■ Task ■
Extract, without alteration, each line from the start of the listing to the line bearing "110, 115, 120];".

■ Data extract ■
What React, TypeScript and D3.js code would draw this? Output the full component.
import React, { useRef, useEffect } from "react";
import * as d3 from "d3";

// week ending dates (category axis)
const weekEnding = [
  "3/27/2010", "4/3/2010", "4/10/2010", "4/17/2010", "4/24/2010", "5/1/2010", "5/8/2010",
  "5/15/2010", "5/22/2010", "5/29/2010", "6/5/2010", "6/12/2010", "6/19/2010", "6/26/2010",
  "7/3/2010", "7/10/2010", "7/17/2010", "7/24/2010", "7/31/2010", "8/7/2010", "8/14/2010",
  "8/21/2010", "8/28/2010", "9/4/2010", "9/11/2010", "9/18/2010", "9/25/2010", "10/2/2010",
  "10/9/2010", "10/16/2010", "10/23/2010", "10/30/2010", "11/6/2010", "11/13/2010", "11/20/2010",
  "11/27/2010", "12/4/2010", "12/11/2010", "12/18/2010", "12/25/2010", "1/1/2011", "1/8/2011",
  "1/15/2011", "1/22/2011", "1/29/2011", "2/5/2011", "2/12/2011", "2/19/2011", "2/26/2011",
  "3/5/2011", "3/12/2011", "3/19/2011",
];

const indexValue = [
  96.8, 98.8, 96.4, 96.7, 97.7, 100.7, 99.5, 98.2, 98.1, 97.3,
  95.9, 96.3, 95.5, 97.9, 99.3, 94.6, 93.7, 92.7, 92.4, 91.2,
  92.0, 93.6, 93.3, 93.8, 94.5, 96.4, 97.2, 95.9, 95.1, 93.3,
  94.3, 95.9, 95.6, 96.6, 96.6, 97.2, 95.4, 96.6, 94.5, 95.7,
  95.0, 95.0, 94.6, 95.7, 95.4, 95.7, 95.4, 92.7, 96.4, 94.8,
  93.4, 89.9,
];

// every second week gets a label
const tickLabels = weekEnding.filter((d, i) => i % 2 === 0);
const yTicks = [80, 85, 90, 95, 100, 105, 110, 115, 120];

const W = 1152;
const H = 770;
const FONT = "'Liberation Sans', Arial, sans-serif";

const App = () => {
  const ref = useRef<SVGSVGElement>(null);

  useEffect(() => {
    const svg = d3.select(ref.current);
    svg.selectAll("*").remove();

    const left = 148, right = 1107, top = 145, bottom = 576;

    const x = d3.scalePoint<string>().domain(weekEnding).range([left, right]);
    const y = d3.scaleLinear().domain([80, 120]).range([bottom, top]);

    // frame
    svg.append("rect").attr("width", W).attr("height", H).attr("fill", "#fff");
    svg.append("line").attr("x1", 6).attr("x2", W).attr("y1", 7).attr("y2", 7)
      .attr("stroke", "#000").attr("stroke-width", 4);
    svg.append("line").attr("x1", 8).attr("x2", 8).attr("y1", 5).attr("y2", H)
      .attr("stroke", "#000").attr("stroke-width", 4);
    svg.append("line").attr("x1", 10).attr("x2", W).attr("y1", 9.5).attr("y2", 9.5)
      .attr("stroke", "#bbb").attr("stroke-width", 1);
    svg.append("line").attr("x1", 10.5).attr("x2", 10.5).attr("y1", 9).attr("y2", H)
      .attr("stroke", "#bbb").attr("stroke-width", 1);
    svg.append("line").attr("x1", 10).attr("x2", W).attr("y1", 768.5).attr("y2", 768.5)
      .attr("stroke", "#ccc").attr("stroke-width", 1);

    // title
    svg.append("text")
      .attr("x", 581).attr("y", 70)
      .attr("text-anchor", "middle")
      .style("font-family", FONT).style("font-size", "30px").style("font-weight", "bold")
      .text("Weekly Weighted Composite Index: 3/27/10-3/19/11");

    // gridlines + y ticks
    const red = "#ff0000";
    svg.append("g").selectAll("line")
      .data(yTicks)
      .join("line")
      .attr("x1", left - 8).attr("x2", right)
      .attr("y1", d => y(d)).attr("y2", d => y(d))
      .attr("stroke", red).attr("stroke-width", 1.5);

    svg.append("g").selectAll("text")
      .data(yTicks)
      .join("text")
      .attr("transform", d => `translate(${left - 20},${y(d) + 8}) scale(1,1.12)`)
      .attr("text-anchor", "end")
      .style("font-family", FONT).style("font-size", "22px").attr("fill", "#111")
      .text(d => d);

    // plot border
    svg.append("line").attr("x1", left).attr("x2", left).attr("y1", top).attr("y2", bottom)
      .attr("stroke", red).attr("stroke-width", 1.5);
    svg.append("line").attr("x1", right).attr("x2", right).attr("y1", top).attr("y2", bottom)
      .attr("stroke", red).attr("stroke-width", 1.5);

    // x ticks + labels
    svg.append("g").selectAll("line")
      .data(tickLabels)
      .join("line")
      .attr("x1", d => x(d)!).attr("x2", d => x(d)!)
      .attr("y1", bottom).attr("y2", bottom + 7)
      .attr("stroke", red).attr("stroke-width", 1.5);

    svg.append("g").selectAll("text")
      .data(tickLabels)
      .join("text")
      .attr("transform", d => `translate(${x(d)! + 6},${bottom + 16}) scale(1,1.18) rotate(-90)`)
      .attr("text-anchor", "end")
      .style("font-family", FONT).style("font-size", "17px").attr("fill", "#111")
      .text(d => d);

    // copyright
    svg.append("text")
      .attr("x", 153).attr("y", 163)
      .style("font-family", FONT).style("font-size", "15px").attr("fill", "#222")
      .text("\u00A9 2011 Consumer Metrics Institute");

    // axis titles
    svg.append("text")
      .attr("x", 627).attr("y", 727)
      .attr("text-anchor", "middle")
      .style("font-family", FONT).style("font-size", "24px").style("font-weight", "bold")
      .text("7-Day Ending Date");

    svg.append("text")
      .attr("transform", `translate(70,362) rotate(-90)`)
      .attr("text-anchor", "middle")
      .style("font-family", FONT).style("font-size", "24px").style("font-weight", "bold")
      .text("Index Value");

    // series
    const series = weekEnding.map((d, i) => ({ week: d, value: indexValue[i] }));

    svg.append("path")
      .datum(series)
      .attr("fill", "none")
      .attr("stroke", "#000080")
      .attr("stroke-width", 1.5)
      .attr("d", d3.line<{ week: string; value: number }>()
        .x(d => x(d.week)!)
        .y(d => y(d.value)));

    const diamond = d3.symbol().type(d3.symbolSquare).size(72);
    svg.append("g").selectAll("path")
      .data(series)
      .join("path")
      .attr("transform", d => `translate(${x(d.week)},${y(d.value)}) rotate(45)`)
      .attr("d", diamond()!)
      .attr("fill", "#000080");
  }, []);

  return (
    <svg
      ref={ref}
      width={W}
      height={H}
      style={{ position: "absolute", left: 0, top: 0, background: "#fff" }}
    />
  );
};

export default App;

■ In response ■
What React, TypeScript and D3.js code would draw this? Output the full component.
import React, { useRef, useEffect } from "react";
import * as d3 from "d3";

// week ending dates (category axis)
const weekEnding = [
  "3/27/2010", "4/3/2010", "4/10/2010", "4/17/2010", "4/24/2010", "5/1/2010", "5/8/2010",
  "5/15/2010", "5/22/2010", "5/29/2010", "6/5/2010", "6/12/2010", "6/19/2010", "6/26/2010",
  "7/3/2010", "7/10/2010", "7/17/2010", "7/24/2010", "7/31/2010", "8/7/2010", "8/14/2010",
  "8/21/2010", "8/28/2010", "9/4/2010", "9/11/2010", "9/18/2010", "9/25/2010", "10/2/2010",
  "10/9/2010", "10/16/2010", "10/23/2010", "10/30/2010", "11/6/2010", "11/13/2010", "11/20/2010",
  "11/27/2010", "12/4/2010", "12/11/2010", "12/18/2010", "12/25/2010", "1/1/2011", "1/8/2011",
  "1/15/2011", "1/22/2011", "1/29/2011", "2/5/2011", "2/12/2011", "2/19/2011", "2/26/2011",
  "3/5/2011", "3/12/2011", "3/19/2011",
];

const indexValue = [
  96.8, 98.8, 96.4, 96.7, 97.7, 100.7, 99.5, 98.2, 98.1, 97.3,
  95.9, 96.3, 95.5, 97.9, 99.3, 94.6, 93.7, 92.7, 92.4, 91.2,
  92.0, 93.6, 93.3, 93.8, 94.5, 96.4, 97.2, 95.9, 95.1, 93.3,
  94.3, 95.9, 95.6, 96.6, 96.6, 97.2, 95.4, 96.6, 94.5, 95.7,
  95.0, 95.0, 94.6, 95.7, 95.4, 95.7, 95.4, 92.7, 96.4, 94.8,
  93.4, 89.9,
];

// every second week gets a label
const tickLabels = weekEnding.filter((d, i) => i % 2 === 0);
const yTicks = [80, 85, 90, 95, 100, 105, 110, 115, 120];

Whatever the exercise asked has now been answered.